Последнее, впрочем, несправедливо: я разгадал частичку этих людей, знаю их интересы, слабые струны их характера, если б захотел, мог бы сделаться приятелем каждого из них и выведать много интересных подробностей, да что толку из всего этого. Я вполне убежден, что нет на свете ничего, что б не было достойным кисти или пера художника, но я тоже убежден в том: чтоб верно изобразить какой-нибудь предмет, надобно его или любить или ненавидеть.
Гоголь любил тот мир, который он описывал, любил его так, как мы любим пустого, но забавного человека,-- он наблюдал за миром этим с той же любовью, с какою Карр наблюдал за букашками и растениями своего сада. Лермонтов, Пушкин и великий Байрон глядели на окружающий их мир с гневом и отвращением. Гёте, которого называют холодным, был не потому всеобъемлющ, что был холоден, а потому, что в душе его равно помещались обе стороны взгляда на жизнь: и любовь, и негодование.
В характере Гёте, каким воображаю я его, нахожу я сходство с моим характером. Я вовсе не бесчувствен, холодность моя к внешнему миру происходит оттого, что во мне слишком много чувства, не глубокого, но разнообразного. Это-то разнообразие и вредит мне,-- изведавши в миниатюре многое, я даю отзыв на многое, но дело в том, что могучести в душе недостает.
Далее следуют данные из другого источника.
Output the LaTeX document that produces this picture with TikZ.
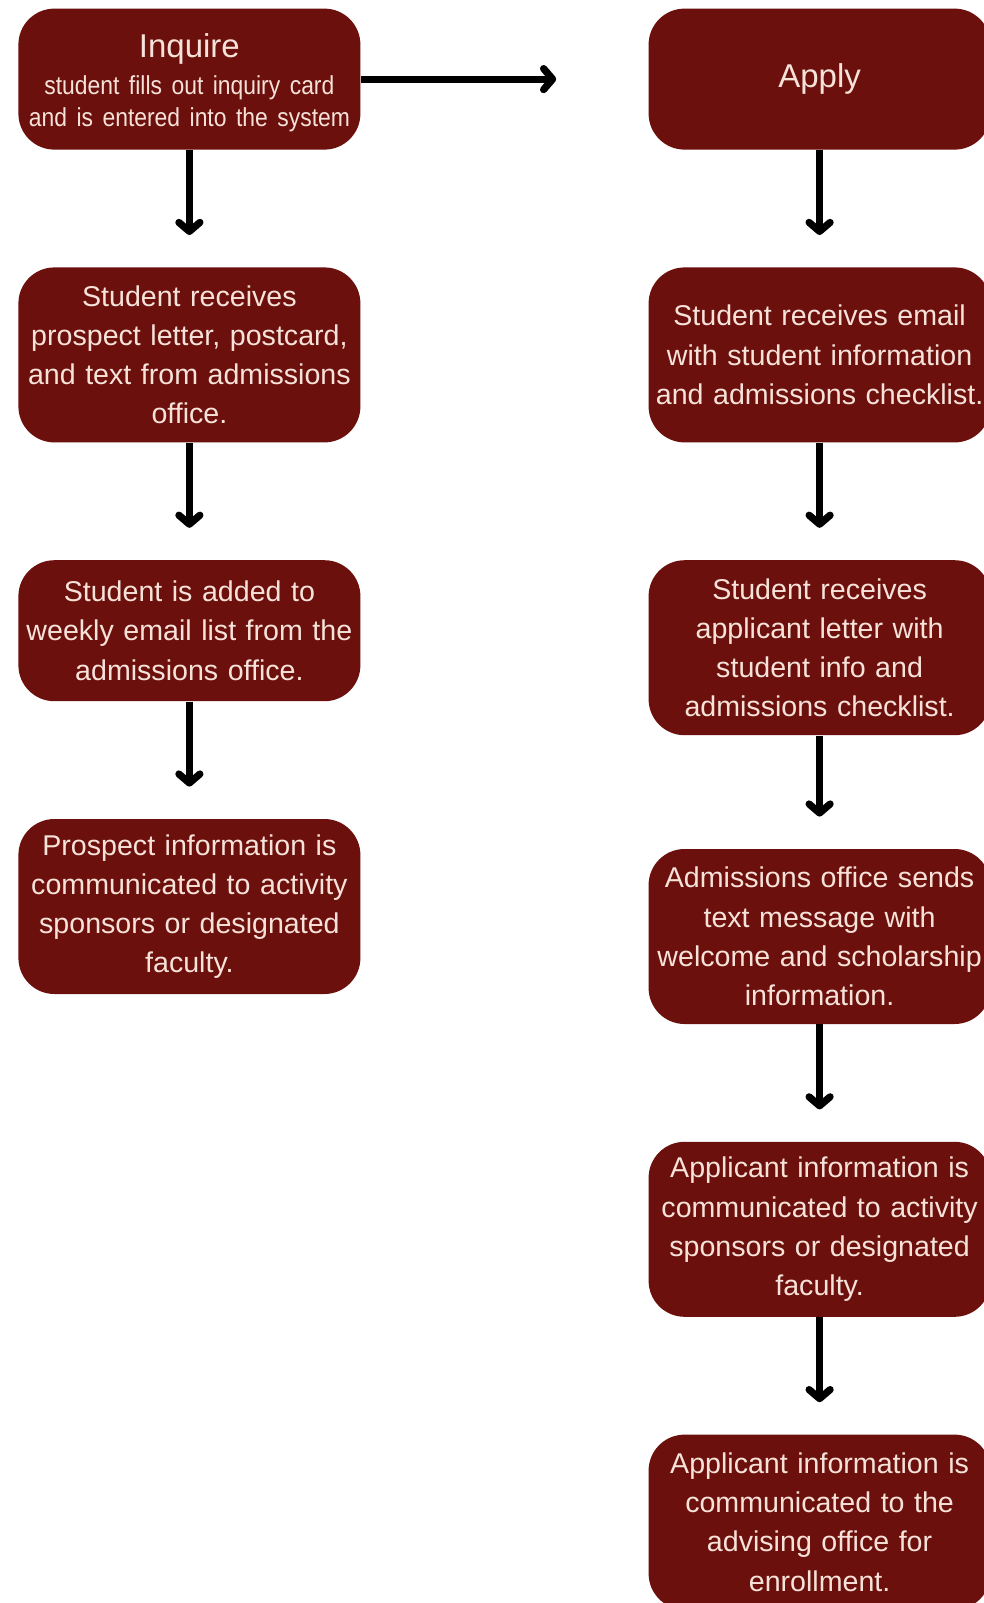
\documentclass[tikz,border=0pt]{standalone}
\usepackage{fontspec}
\setmainfont{Liberation Sans}
\newfontfamily\narrowfont[FakeStretch=0.88]{Liberation Sans}
\usetikzlibrary{arrows.meta,positioning}
\definecolor{admred}{HTML}{6B100C}
\definecolor{admpink}{HTML}{F7E2DA}
\tikzset{
  block/.style      = {fill=admred, rounded corners=18pt, text=admpink, minimum width=171pt,
                       text width=167pt, minimum height=70.5pt, inner sep=2pt, align=center,
                       font=\fontsize{14.3}{19.6}\selectfont},
  tall/.style       = {minimum height=87.5pt},
  sig/.style        = {-{Straight Barb[length=4.5pt,width=10.5pt,round]}, line width=3.6pt,
                       shorten >=16pt},
  node distance     = 58.5pt and 0pt,
}

\begin{document}
\begin{tikzpicture}
  \useasboundingbox[fill=white] (0,0) rectangle (492pt,-801.5pt);
  % inquiry column
  \node[block, anchor=north] (inquire) at (94.7pt,-4.1pt)
    {{\fontsize{16.5}{19.4}\selectfont Inquire}\\[2.8pt]
     {\narrowfont\fontsize{13}{15.8}\selectfont student fills out inquiry card\\and is entered into the system\par}
     \vspace{-3.6pt}};
  \node[block, tall, below=of inquire] (letter) {Student receives\\prospect letter, postcard,\\and text from admissions\\office.};
  \node[block, below=of letter] (weekly) {Student is added to\\weekly email list from the\\admissions office.};
  \node[block, tall, below=of weekly] (prospect) {Prospect information is\\communicated to activity\\sponsors or designated\\faculty.};
  \draw[sig] (inquire) -- (letter);
  \draw[sig] (letter) -- (weekly);
  \draw[sig] (weekly) -- (prospect);
  % application column
  \node[block, anchor=north] (apply) at (409.8pt,-4.1pt) {\fontsize{16.5}{19.4}\selectfont Apply};
  \node[block, tall, below=of apply] (email) {Student receives email\\with student information\\and admissions checklist.};
  \node[block, tall, below=of email] (applet) {Student receives\\applicant letter with\\student info and\\admissions checklist.};
  \node[block, tall, below=56.5pt of applet] (text) {Admissions office sends\\text message with\\welcome and scholarship\\information.};
  \node[block, tall, below=of text] (sponsor) {Applicant information is\\communicated to activity\\sponsors or designated\\faculty.};
  \node[block, tall, below=of sponsor] (advising) {Applicant information is\\communicated to the\\advising office for\\enrollment.};
  \draw[sig] (apply) -- (email);
  \draw[sig] (email) -- (applet);
  \draw[sig] (applet) -- (text);
  \draw[sig] (text) -- (sponsor);
  \draw[sig] (sponsor) -- (advising);
  % inquiry leads to application
  \draw[sig, shorten >=46pt] (inquire.east) -- (apply.west);
\end{tikzpicture}
\end{document}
Я способен понимать и благородные стремления, и грубый разврат, и бескорыстный труд с его сладостью, и полный эгоизм с индифферентизмом,-- я люблю и природу, и науку, и людей, и самого себя, но все эти побуждения проявляются слабо, чуть слышно, незаметно. Надобно бы написать целую книгу о вреде энциклопедического воспитания.